## Task description
Each line below should be retyped exactly, with no pictures.

=======

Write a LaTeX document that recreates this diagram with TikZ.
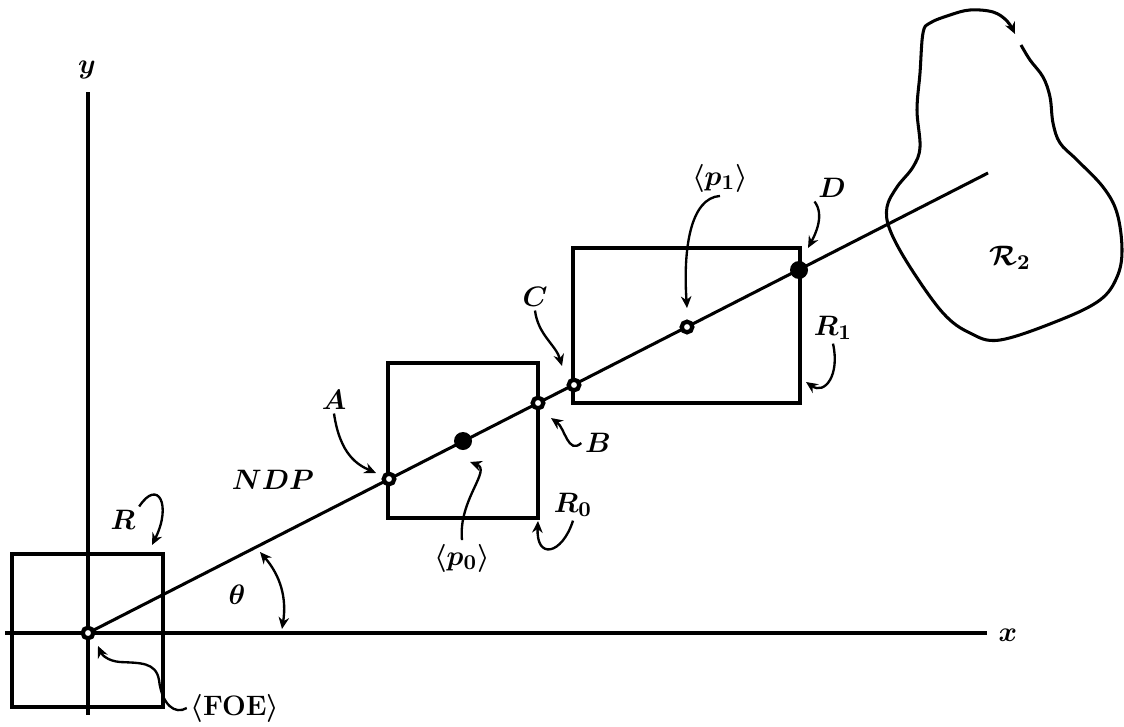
\documentclass[tikz,border=0pt]{standalone}
\usepackage{amsmath,amssymb}
\usetikzlibrary{arrows.meta,positioning}
\tikzset{
  >={Stealth[length=5pt,width=4.5pt]},
}

\begin{document}
\begin{tikzpicture}[
  x=0.015cm, y=-0.015cm,
  line width=1.3pt,
  font=\fontsize{12.5}{15}\selectfont\boldmath,
  ring/.style={circle, draw, fill=white, line width=1.8pt, minimum size=0.16cm, inner sep=0pt},
  blob/.style={circle, fill=black, minimum size=0.27cm, inner sep=0pt},
  lbl/.style={inner sep=1pt},
  pointer/.style={->, line width=1pt}
]
\useasboundingbox (0,0) rectangle (1124,726);

% axes
\coordinate (xl) at (5,633);
\coordinate (xr) at (987,633);
\coordinate (yt) at (88,92);
\coordinate (yb) at (88,715);
\draw (xl) -- (xr);
\draw (yt) -- (yb);
\node[lbl] (xlab) at (1008,635) {$x$};
\node[lbl] (ylab) at (87,70) {$y$};

% regions
\draw (12,554) rectangle (163,707);
\draw (388,363) rectangle (538,518);
\draw (573,248) rectangle (800,403);

% region R_2
\draw[->] plot[smooth, tension=0.6] coordinates {
  (1021,45) (1030,60) (1043,77) (1050,97) (1053,123) (1060,143) (1077,160)
  (1103,187) (1117,213) (1122,250) (1117,277) (1100,300) (1060,320)
  (1000,340) (970,333) (943,313) (910,267) (890,230) (887,207) (897,187)
  (913,167) (920,147) (917,110) (920,73) (923,33) (930,23) (950,15)
  (970,10) (993,12) (1007,21) (1015,34)};
\node[lbl] (lR2) at (1010,258) {$\mathcal{R}_2$};

% the line through the FOE
\coordinate (foe) at (88,633);
\coordinate (E) at (988,173);
\draw (foe) -- (E);

\node[ring] (O)  at (foe) {};
\node[ring] (A)  at (389,479) {};
\node[blob] (p0) at (463,441) {};
\node[ring] (B)  at (538,403) {};
\node[ring] (C)  at (574,385) {};
\node[ring] (p1) at (687,327) {};
\node[blob] (D)  at (799,270) {};

% labels
\node[lbl] (lR)   at (123,520) {$R$};
\node[lbl] (lth)  at (237,595) {$\theta$};
\node[lbl] (lNDP) at (273,480) {$NDP$};
\node[lbl] (lA)   at (334,400) {$A$};
\node[lbl] (lB)   at (598,443) {$B$};
\node[lbl] (lC)   at (535,297) {$C$};
\node[lbl] (lD)   at (832,188) {$D$};
\node[lbl] (lR0)  at (573,505) {$R_0$};
\node[lbl] (lR1)  at (833,328) {$R_1$};
\node[lbl] (lp0)  at (462,558) {$\langle p_0\rangle$};
\node[lbl] (lp1)  at (720,178) {$\langle p_1\rangle$};
\node[lbl] (lFOE) at (235,708) {$\langle\mathrm{FOE}\rangle$};

% pointers
\coordinate (tR)   at (152,545);
\coordinate (tA)   at (376,473);
\coordinate (tp0)  at (470,462);
\coordinate (tB)   at (551,418);
\coordinate (tR0)  at (538,521);
\coordinate (tC)   at (562,366);
\coordinate (tp1)  at (687,308);
\coordinate (tD)   at (808,248);
\coordinate (tR1)  at (806,382);
\coordinate (tFOE) at (98,646);
\coordinate (th1)  at (260,552);
\coordinate (th2)  at (282,629);

\draw[pointer] (lR.north east) .. controls (158,478) and (172,505) .. (tR);
\draw[pointer] (lA.south) .. controls (340,455) and (358,465) .. (tA);
\draw[pointer] (lp0.north) .. controls (458,500) and (492,470) .. (tp0);
\draw[pointer] (lB.west) .. controls (568,455) and (565,428) .. (tB);
\draw[pointer] (lR0.south) .. controls (562,555) and (536,560) .. (tR0);
\draw[pointer] (lC.south) .. controls (538,335) and (556,345) .. (tC);
\draw[pointer] (lp1.south) .. controls (690,198) and (683,250) .. (tp1);
\draw[pointer] (lD.south west) .. controls (825,215) and (815,235) .. (tD);
\draw[pointer] (lR1.south) .. controls (840,375) and (825,395) .. (tR1);
\draw[pointer] (lFOE.west) .. controls (175,715) and (162,705) .. (159,680)
  .. controls (156,662) and (140,663) .. (120,662)
  .. controls (108,661) and (102,655) .. (tFOE);
\draw[<->, line width=1pt] (th1) to[bend left=25] (th2);

\end{tikzpicture}
\end{document}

=======

## Response
Write a LaTeX document that recreates this diagram with TikZ.
\documentclass[tikz,border=0pt]{standalone}
\usepackage{amsmath,amssymb}
\usetikzlibrary{arrows.meta,positioning}
\tikzset{
  >={Stealth[length=5pt,width=4.5pt]},
}

\begin{document}
\begin{tikzpicture}[
  x=0.015cm, y=-0.015cm,
  line width=1.3pt,
  font=\fontsize{12.5}{15}\selectfont\boldmath,
  ring/.style={circle, draw, fill=white, line width=1.8pt, minimum size=0.16cm, inner sep=0pt},
  blob/.style={circle, fill=black, minimum size=0.27cm, inner sep=0pt},
  lbl/.style={inner sep=1pt},
  pointer/.style={->, line width=1pt}
]
\useasboundingbox (0,0) rectangle (1124,726);

% axes
\coordinate (xl) at (5,633);
\coordinate (xr) at (987,633);
\coordinate (yt) at (88,92);
\coordinate (yb) at (88,715);
\draw (xl) -- (xr);
\draw (yt) -- (yb);
\node[lbl] (xlab) at (1008,635) {$x$};
\node[lbl] (ylab) at (87,70) {$y$};

% regions
\draw (12,554) rectangle (163,707);
\draw (388,363) rectangle (538,518);
\draw (573,248) rectangle (800,403);

% region R_2
\draw[->] plot[smooth, tension=0.6] coordinates {
  (1021,45) (1030,60) (1043,77) (1050,97) (1053,123) (1060,143) (1077,160)
  (1103,187) (1117,213) (1122,250) (1117,277) (1100,300) (1060,320)
  (1000,340) (970,333) (943,313) (910,267) (890,230) (887,207) (897,187)
  (913,167) (920,147) (917,110) (920,73) (923,33) (930,23) (950,15)
  (970,10) (993,12) (1007,21) (1015,34)};
\node[lbl] (lR2) at (1010,258) {$\mathcal{R}_2$};

% the line through the FOE
\coordinate (foe) at (88,633);
\coordinate (E) at (988,173);
\draw (foe) -- (E);

\node[ring] (O)  at (foe) {};
\node[ring] (A)  at (389,479) {};
\node[blob] (p0) at (463,441) {};
\node[ring] (B)  at (538,403) {};
\node[ring] (C)  at (574,385) {};
\node[ring] (p1) at (687,327) {};
\node[blob] (D)  at (799,270) {};

% labels
\node[lbl] (lR)   at (123,520) {$R$};
\node[lbl] (lth)  at (237,595) {$\theta$};
\node[lbl] (lNDP) at (273,480) {$NDP$};
\node[lbl] (lA)   at (334,400) {$A$};
\node[lbl] (lB)   at (598,443) {$B$};
\node[lbl] (lC)   at (535,297) {$C$};
\node[lbl] (lD)   at (832,188) {$D$};
\node[lbl] (lR0)  at (573,505) {$R_0$};
\node[lbl] (lR1)  at (833,328) {$R_1$};
\node[lbl] (lp0)  at (462,558) {$\langle p_0\rangle$};
\node[lbl] (lp1)  at (720,178) {$\langle p_1\rangle$};
\node[lbl] (lFOE) at (235,708) {$\langle\mathrm{FOE}\rangle$};

% pointers
\coordinate (tR)   at (152,545);
\coordinate (tA)   at (376,473);
\coordinate (tp0)  at (470,462);
\coordinate (tB)   at (551,418);
\coordinate (tR0)  at (538,521);
\coordinate (tC)   at (562,366);
\coordinate (tp1)  at (687,308);
\coordinate (tD)   at (808,248);
\coordinate (tR1)  at (806,382);
\coordinate (tFOE) at (98,646);
\coordinate (th1)  at (260,552);
\coordinate (th2)  at (282,629);

\draw[pointer] (lR.north east) .. controls (158,478) and (172,505) .. (tR);
\draw[pointer] (lA.south) .. controls (340,455) and (358,465) .. (tA);
\draw[pointer] (lp0.north) .. controls (458,500) and (492,470) .. (tp0);
\draw[pointer] (lB.west) .. controls (568,455) and (565,428) .. (tB);
\draw[pointer] (lR0.south) .. controls (562,555) and (536,560) .. (tR0);
\draw[pointer] (lC.south) .. controls (538,335) and (556,345) .. (tC);
\draw[pointer] (lp1.south) .. controls (690,198) and (683,250) .. (tp1);
\draw[pointer] (lD.south west) .. controls (825,215) and (815,235) .. (tD);
\draw[pointer] (lR1.south) .. controls (840,375) and (825,395) .. (tR1);
\draw[pointer] (lFOE.west) .. controls (175,715) and (162,705) .. (159,680)
  .. controls (156,662) and (140,663) .. (120,662)
  .. controls (108,661) and (102,655) .. (tFOE);
\draw[<->, line width=1pt] (th1) to[bend left=25] (th2);

\end{tikzpicture}
\end{document}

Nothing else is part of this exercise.